▸ **DATA**:
--- begin ---

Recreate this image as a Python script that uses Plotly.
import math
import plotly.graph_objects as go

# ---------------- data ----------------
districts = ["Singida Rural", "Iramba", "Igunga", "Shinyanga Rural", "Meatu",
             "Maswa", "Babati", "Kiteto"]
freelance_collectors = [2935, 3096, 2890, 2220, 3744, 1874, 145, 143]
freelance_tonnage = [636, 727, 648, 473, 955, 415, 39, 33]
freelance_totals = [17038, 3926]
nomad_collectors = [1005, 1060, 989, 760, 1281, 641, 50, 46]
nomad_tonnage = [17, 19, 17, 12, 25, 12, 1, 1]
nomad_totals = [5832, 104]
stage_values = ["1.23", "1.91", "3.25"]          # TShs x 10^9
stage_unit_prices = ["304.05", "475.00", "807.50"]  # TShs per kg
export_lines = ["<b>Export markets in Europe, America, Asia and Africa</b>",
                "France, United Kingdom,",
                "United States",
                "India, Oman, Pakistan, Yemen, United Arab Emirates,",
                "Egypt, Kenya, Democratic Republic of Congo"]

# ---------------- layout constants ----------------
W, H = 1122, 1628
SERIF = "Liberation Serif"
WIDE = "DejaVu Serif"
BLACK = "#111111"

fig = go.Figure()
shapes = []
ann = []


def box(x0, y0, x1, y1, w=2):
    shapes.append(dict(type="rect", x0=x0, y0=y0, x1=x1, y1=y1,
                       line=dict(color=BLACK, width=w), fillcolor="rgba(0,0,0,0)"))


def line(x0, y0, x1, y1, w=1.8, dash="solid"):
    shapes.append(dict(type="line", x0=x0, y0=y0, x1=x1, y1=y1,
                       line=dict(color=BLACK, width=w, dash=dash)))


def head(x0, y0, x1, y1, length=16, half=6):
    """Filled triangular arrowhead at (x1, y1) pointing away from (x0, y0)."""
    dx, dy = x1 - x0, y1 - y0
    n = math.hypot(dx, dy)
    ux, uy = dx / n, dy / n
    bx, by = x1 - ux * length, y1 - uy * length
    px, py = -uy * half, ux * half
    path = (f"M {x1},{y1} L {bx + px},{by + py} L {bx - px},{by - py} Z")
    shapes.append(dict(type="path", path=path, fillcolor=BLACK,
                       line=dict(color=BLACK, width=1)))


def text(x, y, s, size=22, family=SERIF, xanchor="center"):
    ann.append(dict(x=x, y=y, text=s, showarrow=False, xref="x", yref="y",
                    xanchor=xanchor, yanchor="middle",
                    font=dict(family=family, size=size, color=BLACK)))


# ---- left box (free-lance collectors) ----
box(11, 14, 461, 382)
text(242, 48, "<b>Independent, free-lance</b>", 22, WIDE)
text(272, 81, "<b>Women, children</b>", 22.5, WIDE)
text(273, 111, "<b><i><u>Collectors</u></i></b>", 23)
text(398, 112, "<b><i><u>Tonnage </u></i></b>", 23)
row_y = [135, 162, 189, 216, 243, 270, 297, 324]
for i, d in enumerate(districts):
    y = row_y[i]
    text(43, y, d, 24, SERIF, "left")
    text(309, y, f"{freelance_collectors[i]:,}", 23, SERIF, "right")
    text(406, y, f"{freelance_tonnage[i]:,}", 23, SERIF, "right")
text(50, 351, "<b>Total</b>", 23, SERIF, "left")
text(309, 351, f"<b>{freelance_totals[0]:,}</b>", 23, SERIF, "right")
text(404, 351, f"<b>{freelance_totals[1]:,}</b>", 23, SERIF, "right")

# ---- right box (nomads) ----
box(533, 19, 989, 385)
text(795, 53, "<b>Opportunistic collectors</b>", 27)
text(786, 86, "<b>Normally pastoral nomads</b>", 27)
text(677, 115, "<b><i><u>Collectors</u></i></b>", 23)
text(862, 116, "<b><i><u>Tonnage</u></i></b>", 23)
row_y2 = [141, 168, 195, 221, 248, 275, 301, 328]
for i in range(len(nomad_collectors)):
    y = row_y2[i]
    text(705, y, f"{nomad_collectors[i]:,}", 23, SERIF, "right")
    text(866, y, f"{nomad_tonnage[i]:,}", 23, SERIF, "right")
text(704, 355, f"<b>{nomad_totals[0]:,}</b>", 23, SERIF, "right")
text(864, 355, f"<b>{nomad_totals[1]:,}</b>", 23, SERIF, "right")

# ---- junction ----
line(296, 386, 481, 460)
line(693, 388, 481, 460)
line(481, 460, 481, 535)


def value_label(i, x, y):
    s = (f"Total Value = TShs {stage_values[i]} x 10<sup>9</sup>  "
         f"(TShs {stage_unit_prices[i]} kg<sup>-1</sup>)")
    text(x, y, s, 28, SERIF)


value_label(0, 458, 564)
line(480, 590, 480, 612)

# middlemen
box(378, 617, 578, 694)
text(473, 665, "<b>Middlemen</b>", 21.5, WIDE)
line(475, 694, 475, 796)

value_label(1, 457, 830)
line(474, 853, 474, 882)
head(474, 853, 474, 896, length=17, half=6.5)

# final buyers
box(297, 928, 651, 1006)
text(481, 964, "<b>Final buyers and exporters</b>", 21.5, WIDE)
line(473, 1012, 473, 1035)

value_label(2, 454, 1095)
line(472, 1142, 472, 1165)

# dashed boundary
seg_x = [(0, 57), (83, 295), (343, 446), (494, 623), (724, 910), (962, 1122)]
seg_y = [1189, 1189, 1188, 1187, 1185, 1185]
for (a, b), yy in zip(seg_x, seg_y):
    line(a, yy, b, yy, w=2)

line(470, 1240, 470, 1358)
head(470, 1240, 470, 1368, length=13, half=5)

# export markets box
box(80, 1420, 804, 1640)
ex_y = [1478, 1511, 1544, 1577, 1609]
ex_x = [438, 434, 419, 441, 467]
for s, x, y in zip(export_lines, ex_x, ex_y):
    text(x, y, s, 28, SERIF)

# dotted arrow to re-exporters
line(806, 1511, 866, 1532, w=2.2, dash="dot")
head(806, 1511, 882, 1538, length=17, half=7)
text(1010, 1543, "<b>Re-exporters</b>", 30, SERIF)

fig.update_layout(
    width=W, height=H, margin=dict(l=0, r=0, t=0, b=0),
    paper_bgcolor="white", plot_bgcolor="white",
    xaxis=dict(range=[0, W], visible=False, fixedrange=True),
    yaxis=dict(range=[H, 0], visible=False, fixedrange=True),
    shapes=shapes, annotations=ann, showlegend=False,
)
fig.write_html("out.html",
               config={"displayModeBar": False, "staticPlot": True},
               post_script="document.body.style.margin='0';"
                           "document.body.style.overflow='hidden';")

--- end ---

▸ **GIVEN PROBLEM**: Return, please, the lines of the data from the first through the line containing "import plotly.graph_objects as go", both kept, exactly as they stand and nothing more.

▸ **FINISHED TASK**:
Recreate this image as a Python script that uses Plotly.
import math
import plotly.graph_objects as go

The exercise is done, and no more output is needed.